In the past decade, despite its massive reliance on fossil fuels, China has steadily increased its investments in sustainable energy to create a green economy, becoming carbon neutral by 2060.
And they don’t stop their plans with their environment. The government has taken big steps to reduce the nation’s rampant economic inequality. In this context, ESG reports became extremely important.
In fact, in 2016, the People’s Bank of China (the Chinese central bank) and the China Security Regulatory Commission (CSRC) laid Guiding Opinions on Building a Green Finance System, which is essentially a mandate for an environmental information disclosure system.
As a result, in 2018, the CSRC revisited and revised the Listed Company Governance Code and implemented an amendment that included the responsibility of listed companies to disclose ESG information.
The Asset Management Association of China (AMAC) issued the first Green Investment Guide (Trial) and the Research Report on ESG Evaluation System for Chinese Listed Companies (2018), which aims to guide investors to delve into green investment activities and advocating listed companies to refine and enhance information disclosure and corporate governance.

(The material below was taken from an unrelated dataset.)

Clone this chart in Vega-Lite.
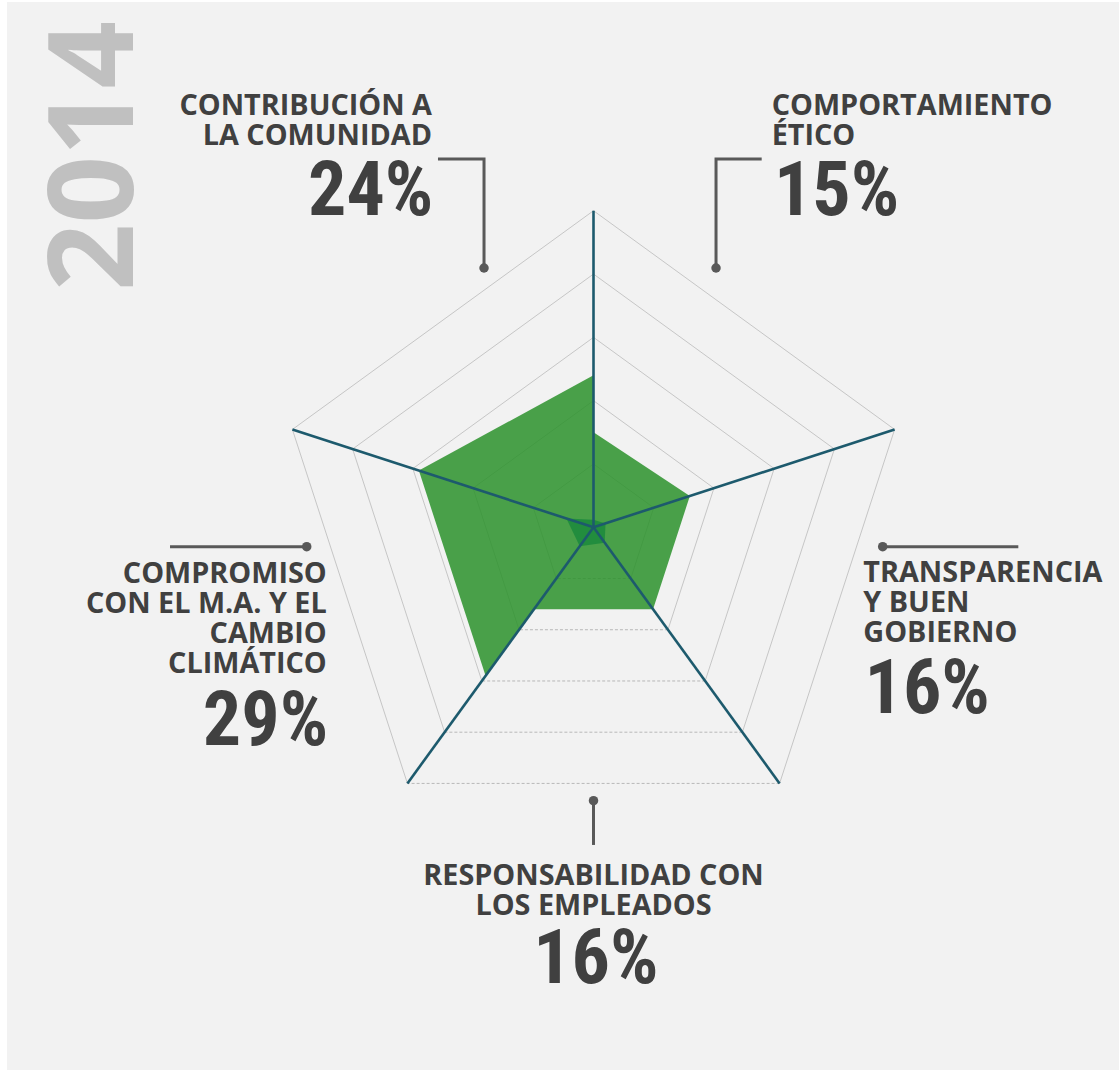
{
  "$schema": "https://vega.github.io/schema/vega-lite/v6.json",
  "width": 1119,
  "height": 1071,
  "autosize": {"type": "fit", "contains": "padding"},
  "padding": 0,
  "background": "#ffffff",
  "config": {"view": {"stroke": null}},
  "datasets": {
    "panel": [{"x": -92.62, "x2": 82.99, "y": 82.96, "y2": -85.71}],
    "grid": [
      {"L": 10, "e": 0}, {"L": 10, "e": 1}, {"L": 10, "e": 2}, {"L": 10, "e": 3}, {"L": 10, "e": 4},
      {"L": 20, "e": 0}, {"L": 20, "e": 1}, {"L": 20, "e": 2}, {"L": 20, "e": 3}, {"L": 20, "e": 4},
      {"L": 30, "e": 0}, {"L": 30, "e": 1}, {"L": 30, "e": 2}, {"L": 30, "e": 3}, {"L": 30, "e": 4},
      {"L": 40, "e": 0}, {"L": 40, "e": 1}, {"L": 40, "e": 2}, {"L": 40, "e": 3}, {"L": 40, "e": 4},
      {"L": 50, "e": 0}, {"L": 50, "e": 1}, {"L": 50, "e": 2}, {"L": 50, "e": 3}, {"L": 50, "e": 4}
    ],
    "radar": [
      {"o": 0, "axis": 0, "v": 15},
      {"o": 1, "axis": 1, "v": 16},
      {"o": 2, "axis": 2, "v": 16},
      {"o": 3, "axis": 3, "v": 16},
      {"o": 4, "axis": 3, "v": 29},
      {"o": 5, "axis": 4, "v": 29},
      {"o": 6, "axis": 0, "v": 24}
    ],
    "inner": [
      {"o": 0, "axis": 0, "v": 1.2},
      {"o": 1, "axis": 1, "v": 2},
      {"o": 2, "axis": 2, "v": 3},
      {"o": 3, "axis": 3, "v": 3.7},
      {"o": 4, "axis": 4, "v": 4.5}
    ],
    "spokes": [
      {"axis": 0, "v": 50}, {"axis": 1, "v": 50}, {"axis": 2, "v": 50}, {"axis": 3, "v": 50}, {"axis": 4, "v": 50}
    ],
    "cats": [
      {"name": "contribucion", "label": "CONTRIBUCIÓN A\nLA COMUNIDAD", "v": 24, "lx": -25.51, "ly": 65.11, "nx": -25.3, "ny": 49.32},
      {"name": "comportamiento", "label": "COMPORTAMIENTO\nÉTICO", "v": 15, "lx": 28.14, "ly": 65.11, "nx": 28.5, "ny": 49.32},
      {"name": "transparencia", "label": "TRANSPARENCIA\nY BUEN\nGOBIERNO", "v": 16, "lx": 42.61, "ly": -8.59, "nx": 42.8, "ny": -29.28},
      {"name": "responsabilidad", "label": "RESPONSABILIDAD CON\nLOS EMPLEADOS", "v": 16, "lx": 0.0, "ly": -56.49, "nx": 0.36, "ny": -72.02},
      {"name": "compromiso", "label": "COMPROMISO\nCON EL M.A. Y EL\nCAMBIO\nCLIMÁTICO", "v": 29, "lx": -42.13, "ly": -8.75, "nx": -41.9, "ny": -34.38}
    ],
    "leaders": [
      {"id": "contribucion", "o": 0, "x": -24.56, "y": 58.17},
      {"id": "contribucion", "o": 1, "x": -17.29, "y": 58.17},
      {"id": "contribucion", "o": 2, "x": -17.29, "y": 40.95},
      {"id": "comportamiento", "o": 0, "x": 26.56, "y": 58.17},
      {"id": "comportamiento", "o": 1, "x": 19.35, "y": 58.17},
      {"id": "comportamiento", "o": 2, "x": 19.35, "y": 40.95},
      {"id": "compromiso", "o": 0, "x": -66.88, "y": -3.06},
      {"id": "compromiso", "o": 1, "x": -45.29, "y": -3.06},
      {"id": "transparencia", "o": 0, "x": 67.09, "y": -3.06},
      {"id": "transparencia", "o": 1, "x": 45.67, "y": -3.06},
      {"id": "responsabilidad", "o": 0, "x": 0, "y": -50.17},
      {"id": "responsabilidad", "o": 1, "x": 0, "y": -43.18}
    ],
    "dots": [
      {"x": -17.29, "y": 40.95},
      {"x": 19.35, "y": 40.95},
      {"x": -45.29, "y": -3.06},
      {"x": 45.67, "y": -3.06},
      {"x": 0, "y": -43.18}
    ],
    "year": [{"text": "2014", "x": -72.73, "y": 58.64}]
  },
  "layer": [
    {
      "data": {"name": "panel"},
      "mark": {"type": "rect", "fill": "#f2f2f2"},
      "encoding": {
        "x": {"field": "x", "type": "quantitative", "axis": null, "scale": {"domain": [-93.73, 82.99], "nice": false, "zero": false}},
        "x2": {"field": "x2"},
        "y": {"field": "y", "type": "quantitative", "axis": null, "scale": {"domain": [-85.87, 83.28], "nice": false, "zero": false}},
        "y2": {"field": "y2"}
      }
    },
    {
      "data": {"name": "grid"},
      "transform": [
        {"filter": "datum.e != 2"},
        {"calculate": "datum.L * sin(datum.e * 2 * PI / 5)", "as": "x"},
        {"calculate": "datum.L * cos(datum.e * 2 * PI / 5)", "as": "y"},
        {"calculate": "datum.L * sin((datum.e + 1) * 2 * PI / 5)", "as": "x2"},
        {"calculate": "datum.L * cos((datum.e + 1) * 2 * PI / 5)", "as": "y2"}
      ],
      "mark": {"type": "rule", "color": "#c6c6c6", "strokeWidth": 1},
      "encoding": {
        "x": {"field": "x", "type": "quantitative", "axis": null, "scale": {"domain": [-93.73, 82.99], "nice": false, "zero": false}},
        "x2": {"field": "x2"},
        "y": {"field": "y", "type": "quantitative", "axis": null, "scale": {"domain": [-85.87, 83.28], "nice": false, "zero": false}},
        "y2": {"field": "y2"}
      }
    },
    {
      "data": {"name": "grid"},
      "transform": [
        {"filter": "datum.e == 2"},
        {"calculate": "datum.L * sin(datum.e * 2 * PI / 5)", "as": "x"},
        {"calculate": "datum.L * cos(datum.e * 2 * PI / 5)", "as": "y"},
        {"calculate": "datum.L * sin((datum.e + 1) * 2 * PI / 5)", "as": "x2"},
        {"calculate": "datum.L * cos((datum.e + 1) * 2 * PI / 5)", "as": "y2"}
      ],
      "mark": {"type": "rule", "color": "#b8b8b8", "strokeWidth": 1, "strokeDash": [3, 2]},
      "encoding": {
        "x": {"field": "x", "type": "quantitative", "axis": null, "scale": {"domain": [-93.73, 82.99], "nice": false, "zero": false}},
        "x2": {"field": "x2"},
        "y": {"field": "y", "type": "quantitative", "axis": null, "scale": {"domain": [-85.87, 83.28], "nice": false, "zero": false}},
        "y2": {"field": "y2"}
      }
    },
    {
      "data": {"name": "radar"},
      "transform": [
        {"calculate": "datum.v * sin(datum.axis * 2 * PI / 5)", "as": "x"},
        {"calculate": "datum.v * cos(datum.axis * 2 * PI / 5)", "as": "y"}
      ],
      "mark": {"type": "line", "interpolate": "linear-closed", "filled": true, "fill": "#2c922c", "fillOpacity": 0.85, "strokeWidth": 0},
      "encoding": {
        "x": {"field": "x", "type": "quantitative", "axis": null, "scale": {"domain": [-93.73, 82.99], "nice": false, "zero": false}},
        "y": {"field": "y", "type": "quantitative", "axis": null, "scale": {"domain": [-85.87, 83.28], "nice": false, "zero": false}},
        "order": {"field": "o", "type": "quantitative"}
      }
    },
    {
      "data": {"name": "inner"},
      "transform": [
        {"calculate": "datum.v * sin(datum.axis * 2 * PI / 5)", "as": "x"},
        {"calculate": "datum.v * cos(datum.axis * 2 * PI / 5)", "as": "y"}
      ],
      "mark": {"type": "line", "interpolate": "linear-closed", "filled": true, "fill": "#13853a", "fillOpacity": 0.7, "strokeWidth": 0},
      "encoding": {
        "x": {"field": "x", "type": "quantitative", "axis": null, "scale": {"domain": [-93.73, 82.99], "nice": false, "zero": false}},
        "y": {"field": "y", "type": "quantitative", "axis": null, "scale": {"domain": [-85.87, 83.28], "nice": false, "zero": false}},
        "order": {"field": "o", "type": "quantitative"}
      }
    },
    {
      "data": {"name": "spokes"},
      "transform": [
        {"calculate": "0", "as": "x"},
        {"calculate": "0", "as": "y"},
        {"calculate": "datum.v * sin(datum.axis * 2 * PI / 5)", "as": "x2"},
        {"calculate": "datum.v * cos(datum.axis * 2 * PI / 5)", "as": "y2"}
      ],
      "mark": {"type": "rule", "color": "#1d5a6d", "strokeWidth": 2.6},
      "encoding": {
        "x": {"field": "x", "type": "quantitative", "axis": null, "scale": {"domain": [-93.73, 82.99], "nice": false, "zero": false}},
        "x2": {"field": "x2"},
        "y": {"field": "y", "type": "quantitative", "axis": null, "scale": {"domain": [-85.87, 83.28], "nice": false, "zero": false}},
        "y2": {"field": "y2"}
      }
    },
    {
      "data": {"name": "leaders"},
      "mark": {"type": "line", "color": "#595959", "strokeWidth": 3, "interpolate": "linear"},
      "encoding": {
        "x": {"field": "x", "type": "quantitative", "axis": null, "scale": {"domain": [-93.73, 82.99], "nice": false, "zero": false}},
        "y": {"field": "y", "type": "quantitative", "axis": null, "scale": {"domain": [-85.87, 83.28], "nice": false, "zero": false}},
        "detail": {"field": "id", "type": "nominal"},
        "order": {"field": "o", "type": "quantitative"}
      }
    },
    {
      "data": {"name": "dots"},
      "mark": {"type": "circle", "color": "#595959", "size": 90, "opacity": 1},
      "encoding": {
        "x": {"field": "x", "type": "quantitative", "axis": null, "scale": {"domain": [-93.73, 82.99], "nice": false, "zero": false}},
        "y": {"field": "y", "type": "quantitative", "axis": null, "scale": {"domain": [-85.87, 83.28], "nice": false, "zero": false}}
      }
    },
    {
      "data": {"name": "cats"},
      "transform": [{"filter": {"field": "name", "oneOf": ["contribucion", "compromiso"]}}],
      "mark": {"type": "text", "align": "right", "baseline": "alphabetic", "font": "Open Sans", "fontWeight": "bold", "fontSize": 28.8, "lineHeight": 30, "lineBreak": "\n", "color": "#404040"},
      "encoding": {
        "x": {"field": "lx", "type": "quantitative", "axis": null, "scale": {"domain": [-93.73, 82.99], "nice": false, "zero": false}},
        "y": {"field": "ly", "type": "quantitative", "axis": null, "scale": {"domain": [-85.87, 83.28], "nice": false, "zero": false}},
        "text": {"field": "label", "type": "nominal"}
      }
    },
    {
      "data": {"name": "cats"},
      "transform": [{"filter": {"field": "name", "oneOf": ["comportamiento", "transparencia"]}}],
      "mark": {"type": "text", "align": "left", "baseline": "alphabetic", "font": "Open Sans", "fontWeight": "bold", "fontSize": 28.8, "lineHeight": 30, "lineBreak": "\n", "color": "#404040"},
      "encoding": {
        "x": {"field": "lx", "type": "quantitative", "axis": null, "scale": {"domain": [-93.73, 82.99], "nice": false, "zero": false}},
        "y": {"field": "ly", "type": "quantitative", "axis": null, "scale": {"domain": [-85.87, 83.28], "nice": false, "zero": false}},
        "text": {"field": "label", "type": "nominal"}
      }
    },
    {
      "data": {"name": "cats"},
      "transform": [{"filter": {"field": "name", "oneOf": ["responsabilidad"]}}],
      "mark": {"type": "text", "align": "center", "baseline": "alphabetic", "font": "Open Sans", "fontWeight": "bold", "fontSize": 28.8, "lineHeight": 30, "lineBreak": "\n", "color": "#404040"},
      "encoding": {
        "x": {"field": "lx", "type": "quantitative", "axis": null, "scale": {"domain": [-93.73, 82.99], "nice": false, "zero": false}},
        "y": {"field": "ly", "type": "quantitative", "axis": null, "scale": {"domain": [-85.87, 83.28], "nice": false, "zero": false}},
        "text": {"field": "label", "type": "nominal"}
      }
    },
    {
      "data": {"name": "cats"},
      "transform": [
        {"filter": {"field": "name", "oneOf": ["contribucion", "compromiso"]}},
        {"calculate": "datum.v + '%'", "as": "pct"}
      ],
      "mark": {"type": "text", "align": "right", "baseline": "alphabetic", "font": "Roboto Condensed, Liberation Sans Narrow, DejaVu Sans Condensed, sans-serif", "fontWeight": "bold", "fontSize": 76, "color": "#404040"},
      "encoding": {
        "x": {"field": "nx", "type": "quantitative", "axis": null, "scale": {"domain": [-93.73, 82.99], "nice": false, "zero": false}},
        "y": {"field": "ny", "type": "quantitative", "axis": null, "scale": {"domain": [-85.87, 83.28], "nice": false, "zero": false}},
        "text": {"field": "pct", "type": "nominal"}
      }
    },
    {
      "data": {"name": "cats"},
      "transform": [
        {"filter": {"field": "name", "oneOf": ["comportamiento", "transparencia"]}},
        {"calculate": "datum.v + '%'", "as": "pct"}
      ],
      "mark": {"type": "text", "align": "left", "baseline": "alphabetic", "font": "Roboto Condensed, Liberation Sans Narrow, DejaVu Sans Condensed, sans-serif", "fontWeight": "bold", "fontSize": 76, "color": "#404040"},
      "encoding": {
        "x": {"field": "nx", "type": "quantitative", "axis": null, "scale": {"domain": [-93.73, 82.99], "nice": false, "zero": false}},
        "y": {"field": "ny", "type": "quantitative", "axis": null, "scale": {"domain": [-85.87, 83.28], "nice": false, "zero": false}},
        "text": {"field": "pct", "type": "nominal"}
      }
    },
    {
      "data": {"name": "cats"},
      "transform": [
        {"filter": {"field": "name", "oneOf": ["responsabilidad"]}},
        {"calculate": "datum.v + '%'", "as": "pct"}
      ],
      "mark": {"type": "text", "align": "center", "baseline": "alphabetic", "font": "Roboto Condensed, Liberation Sans Narrow, DejaVu Sans Condensed, sans-serif", "fontWeight": "bold", "fontSize": 76, "color": "#404040"},
      "encoding": {
        "x": {"field": "nx", "type": "quantitative", "axis": null, "scale": {"domain": [-93.73, 82.99], "nice": false, "zero": false}},
        "y": {"field": "ny", "type": "quantitative", "axis": null, "scale": {"domain": [-85.87, 83.28], "nice": false, "zero": false}},
        "text": {"field": "pct", "type": "nominal"}
      }
    },
    {
      "data": {"name": "year"},
      "mark": {"type": "text", "align": "center", "baseline": "alphabetic", "angle": 270, "font": "Open Sans", "fontWeight": "bold", "fontSize": 118, "color": "#c0c0c0"},
      "encoding": {
        "x": {"field": "x", "type": "quantitative", "axis": null, "scale": {"domain": [-93.73, 82.99], "nice": false, "zero": false}},
        "y": {"field": "y", "type": "quantitative", "axis": null, "scale": {"domain": [-85.87, 83.28], "nice": false, "zero": false}},
        "text": {"field": "text", "type": "nominal"}
      }
    }
  ]
}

In 2020, Chinese President Xi Jinping emphasized the nation’s intention to become carbon neutral by 2060. Further reforms and revisions to an existing regulation were made to better govern companies as they all mitigate their carbon footprint by transitioning to a much greener economy.
In conclusion, it is often best to work alongside regulatory forces to remain profitable in the modern economic landscape rather than against them. Leveraging the ESG report can be a significant step to showcase commitment towards the stated national goal and attract investors and governmental subsidies.